Yes. This is one of the clearest differences I’ve noticed between old school games (both BITD and when playing old school games today) versus some of the newer games. And in any case, healing in the middle of combat, except in extreme circumstances, strikes me as really weird.

As a complaint against initiative, though, it makes no sense. Not liking that one side can act twice in a row, sure…but there’s nothing about in-combat healing over other actions that makes it significantly worse.

I have no beef with cyclical initiative, rolling each round, or no initiative. I can see having a preference, but I’m not convinced any one is superior.

Now, I do find group initiative better than individual initiative.
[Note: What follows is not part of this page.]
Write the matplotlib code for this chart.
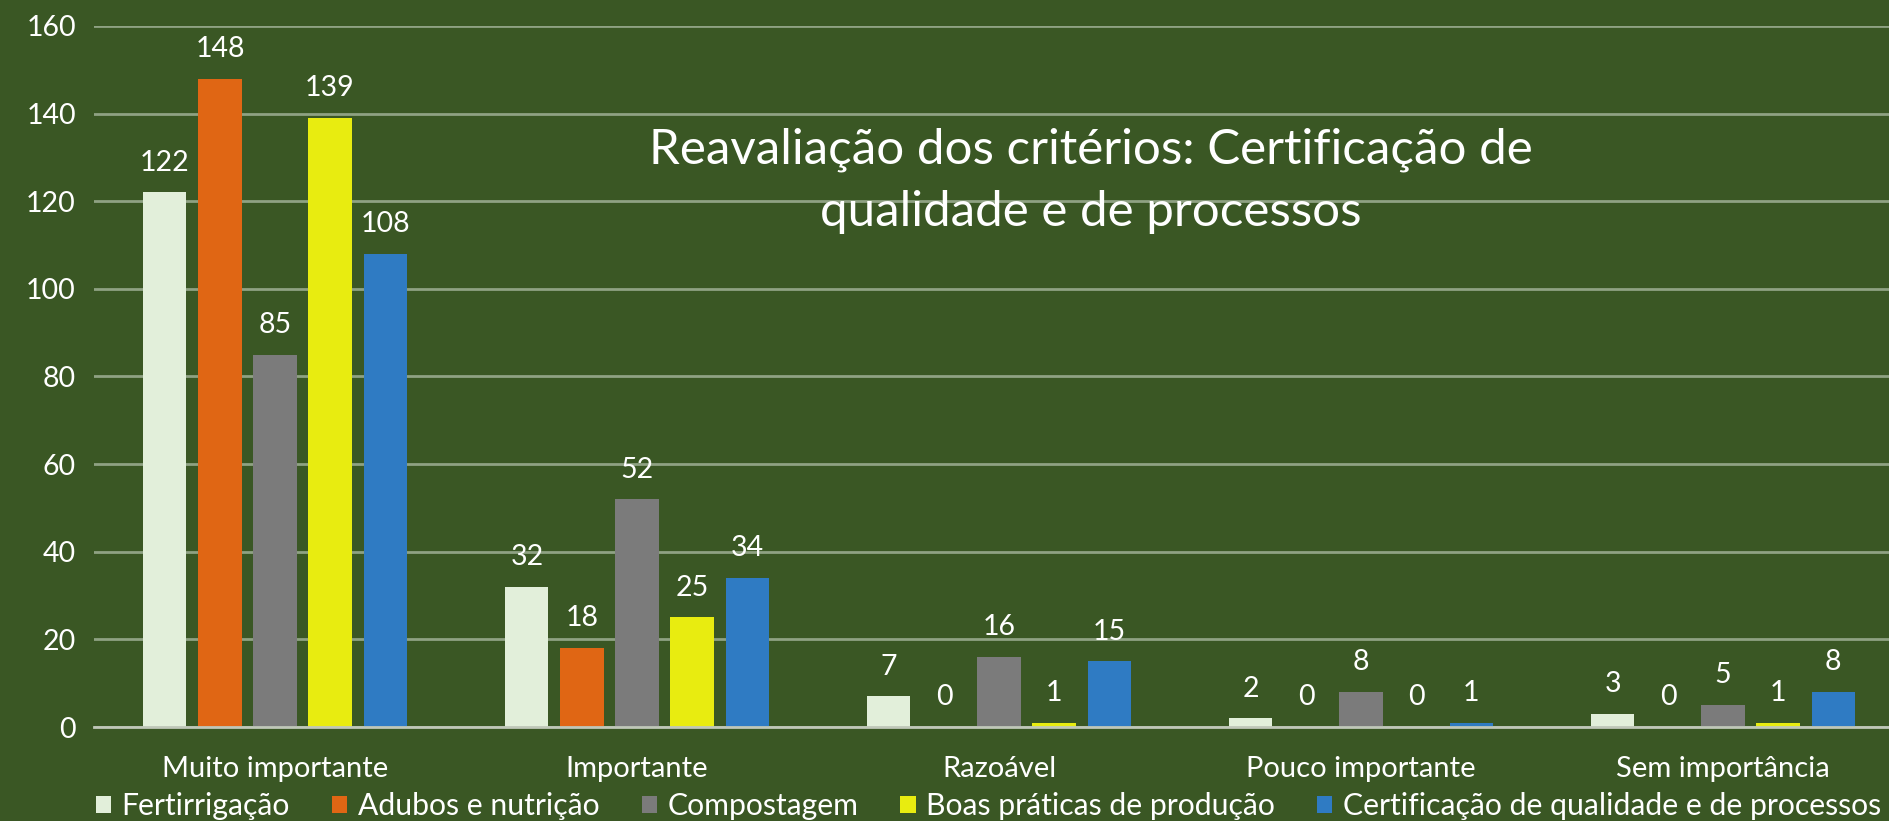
import numpy as np
import matplotlib.pyplot as plt

categories = ["Muito importante", "Importante", "Razoável", "Pouco importante", "Sem importância"]
series_names = [
    "Fertirrigação",
    "Adubos e nutrição",
    "Compostagem",
    "Boas práticas de produção",
    "Certificação de qualidade e de processos",
]
fertirrigacao = [122, 32, 7, 2, 3]
adubos = [148, 18, 0, 0, 0]
compostagem = [85, 52, 16, 8, 5]
boas_praticas = [139, 25, 1, 0, 1]
certificacao = [108, 34, 15, 1, 8]
yticks = [0, 20, 40, 60, 80, 100, 120, 140, 160]

colors = ["#E2EFDA", "#E06614", "#7B7B7B", "#E8EC10", "#2F7BC3"]
BG = "#3A5724"
FONT = ["Lato", "DejaVu Sans"]

plt.rcParams["font.family"] = FONT

fig = plt.figure(figsize=(18.9, 8.21), dpi=100, facecolor=BG)
ax = fig.add_axes([94 / 1890, 1 - 727 / 821, 1810 / 1890, (727 - 26) / 821])
ax.set_facecolor(BG)

x = np.arange(len(categories))
width = 0.119
step = 0.152
all_series = [fertirrigacao, adubos, compostagem, boas_praticas, certificacao]
for i, (vals, name, c) in enumerate(zip(all_series, series_names, colors)):
    bars = ax.bar(x + (i - 2) * step, vals, width, color=c, label=name, zorder=3)
    ax.bar_label(bars, labels=[str(v) for v in vals], padding=12,
                 color="white", fontsize=20.5)

ax.set_xlim(-0.5, len(categories) - 0.5)
ax.set_ylim(0, 160)
ax.set_yticks(yticks)
ax.set_xticks(x)
ax.set_xticklabels(categories)
ax.tick_params(axis="y", length=0, pad=13, labelsize=20.5, labelcolor="white")
ax.tick_params(axis="x", length=0, pad=21, labelsize=21, labelcolor="white")
ax.grid(axis="y", color="#8FA283", linewidth=2, zorder=0)
for s in ["top", "right", "left"]:
    ax.spines[s].set_visible(False)
ax.spines["bottom"].set_color("#BFC7B8")
ax.spines["bottom"].set_linewidth(2)
ax.spines["bottom"].set_zorder(4)

fig.text(0.577, 0.78, "Reavaliação dos critérios: Certificação de\nqualidade e de processos",
         ha="center", va="center", color="white", fontsize=35.5, linespacing=1.5)

fig.legend(loc="center", bbox_to_anchor=(0.523, 1 - 806 / 821), ncol=5,
           frameon=False, fontsize=21.7, labelcolor="white",
           handlelength=0.5, handleheight=0.5, handletextpad=0.35,
           columnspacing=1.4, borderpad=0, borderaxespad=0)

fig.savefig("out.png", dpi=100, facecolor=BG)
I find it encourages the group to work together more, and it minimizes the need for hold or delay actions when the situation dictates an order that is different from individual initiative order. Yet even there I can see that the milage may vary between groups.

Michael D. Moore

I had never thought of this aspect of old school play, but now that you think of it, I recall that healing during battle was rare in the old days. When I played AD&D 1st edition, we used a rule we picked up from Judges Guild that allowed us to bind wounds if we needed to, which gave us back 1d4 hit points from a round of treatment. It was battlefield first aid. I don't recall players complaining then about the lack of availability of magical healing. You know, I started with group initiative until I noticed in AD&D 1st edition that high Dexterity gave bonuses to reaction, or initiative. I started implementing that. Even today, while I might give players individual initiative, I group monster initiative rolls together by type, etc. So, if I have 8 hobgoblins, a 3rd level rogue, and a 5th level wizard, all my hobgoblins roll a single initiative check, the rogue rolls a separate check, and the wizard another check. It is way too messy to run combat when all 8 hobgoblins have to make check. You know, in the old days, players never whined about fairness, but I hear a lot of player whining about what's fair, suspecting that their GMs are trying to screw them than I ever did 20-30 years ago. I get accusations of GMs being bad GMs because things didn't go the players' way, and players threatening to quit games. It never happened in the old days. Is it a matter of players' entitlement or what?

Charles A

I've frankly never been clear on why initiative is necessary or desirable at all. It just makes running combats confusing.

RipperX

That is some crazy whining there! "I don't like to lose initiative", well who does? I let my players handle the healing, it isn't my job, but I have noticed that if the players believe that they are going to get into some serious trouble, they will have the fighters up front, while the cleric hangs back to just keep the front healthy, but they've got to protect him when he's doing his touch spell.

TheShadowKnows

I am a longtime Old School DM, and I have rarely seen healing magic used during actual combat. The clerics are usually too busy fighting. I have sometimes seen clerics pause during combat to cast spells like bless or protection from evil, but very rarely cure spells.